1Jn. 4, 7-16
Sal. 88
Mt. 23, 8-12
Todos buscamos a Dios. Hay ansias de plenitud en nuestro corazón pero no sabemos cómo llegar, cómo encontrarlo. Somos limitados y esa inmensidad de lo infinito pareciera que nos queda grande. En nuestra limitación nos sentimos confundidos. Confundimos la plenitud de lo infinito con lo bello y hermoso que nos vamos encontrando en el camino. Confundimos la criatura con el Creador. Nos quedamos en la cosas que vemos a la vera del camino, bellas y hermosas que han sido creadas por Dios, y no terminamos de llegar a Dios. Está también nuestra condición pecadora. Nos encerramos en nuestro egoísmo y no descubrimos lo que es el Amor verdadero.
Pero lo maravilloso no es sólo que nosotros busquemos a Dios, sino que es Dios el que nos busca y nos llama. Nos sale al encuentro. Está en nosotros y no sabemos descubrirlo. Se nos ciegan los ojos y no sabemos verlo. El nos está llamando y somos sordos para escucharle.
Pero aún más quiere que le encontramos – se hace el encontradizo tantas veces con nosotros en el camino de la vida – y nos da su Espíritu para que podamos descubrirle y conocerle. Ya nos decía san Juan en sus cartas: ‘En esto conocemos que permanecemos en El y El en nosotros: en que nos ha dado su Espíritu’. Es el Espíritu de Sabiduría, el Espíritu de Ciencia, el Espíritu del conocimiento de Dios.
Para eso nos ha enviado a su Hijo. Es la revelación del Padre, es la Palabra que nos dice y que se ha hecho carne, es el que va a darnos a conocer a Dios. ‘Nadie conoce al Padre sino el Hijo y aquel a quien el Hijo se lo quiera revelar’. Tendríamos que recordar aquellos primeros versículos del evangelio de Juan. ‘Al principio ya existía la Palabra. La Palabra estaba junto a Dios y la Palabra era Dios... en Ella estaba la Vida y la Vida era la Luz de los hombres... y la Palabra se hizo carne y plantó su tienda entre los hombres... y hemos visto su gloria, la gloria propia del Hijo único del Padre, lleno de gracia y de verdad...’

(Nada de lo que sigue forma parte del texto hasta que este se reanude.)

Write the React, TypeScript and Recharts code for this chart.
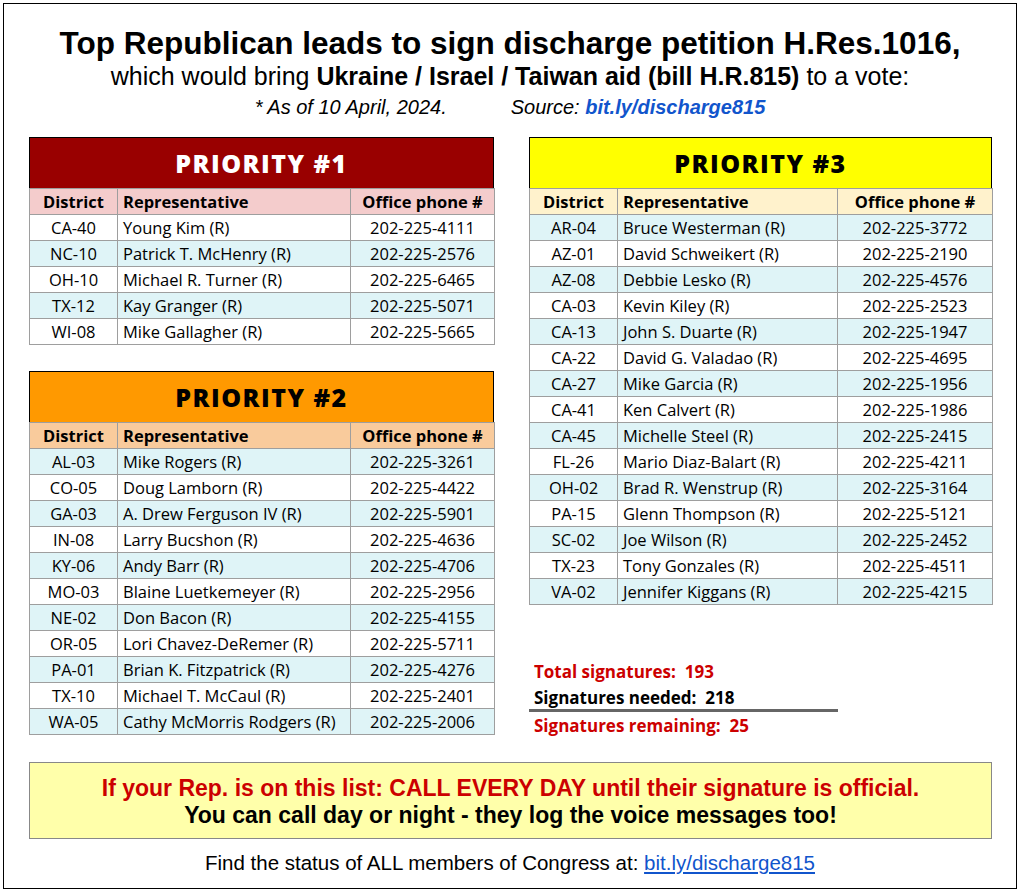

Jesús se acerca al hombre y lo busca para revelarle a Dios. Podríamos recorrer muchas páginas del evangelio. Siempre acercándose a nosotros. Siempre dándonos a conocer el rostro amoroso de Dios. ‘En esto se manifestó el amor que Dios nos tiene: en que Dios mandó al mundo a su Hijo único, para que vivamos por medio de El’. Para que vivamos, para que le conozcamos, para que nos llenemos de El.
Tenemos que ir hasta Jesús. Tenemos que conocerle, escucharle y seguirle. Tenemos que confesar nuestra fe en El para descubrir a Dios, para conocer a Dios, para vivir a Dios. ‘Quien confiese que Jesús es el Hijo de Dios, Dios permanece en él y él en Dios’.
Nos estamos haciendo esta reflexión a la luz de la Palabra de Dios y en la fiesta de san Agustín. El hombre que buscaba a Dios y andaba confundido. Tardó mucho en encontrarlo, porque también se quedaba por el camino, en las criaturas, en las filosofías del mundo de entonces, en lo que creía que era amor pero que nunca le satisfizo ni le llenó. En su corazón había ansias de Dios, buscaba a Dios, no pudo descansar hasta haber encontrado a Dios.
Así lo reconocía él en sus Confesiones. ‘¡Tarde te amé, Hermosura tan antigua y tan nueva, tarde te amé! Y tú estabas dentro de mí y yo afuera y yo por fuera te buscaba; y, deforme como era, me lanzaba sobre estas cosas que tú creaste. Tú estabas conmigo, más yo no estaba contigo. Reteníanme lejos de ti aquellas cosas que, si no estuviesen en ti, no existirían. Me llamaste y clamaste, y quebrantaste mi sordera; brillaste y resplandeciste, y curaste mi ceguera; exhalaste tu perfume, y lo aspiré, y ahora te anhelo; gusté de ti, y ahora siento hambre y sed de ti; me tocaste, y deseé con ansia la paz que procede de ti’.
Ilumíname, Señor, para que desaparezcan mis cegueras. Que pueda oír tu voz y se acabe para siempre mi sordera. Que pueda yo saber de ti, conocer tu perfume de vida y nada me aleje de ti. Que tenga yo ansias de ti, y sepa buscarte por tus caminos, encontrarte cuando sales a mi paso. Que no me distraiga, Señor, ni criatura alguna me separe de ti.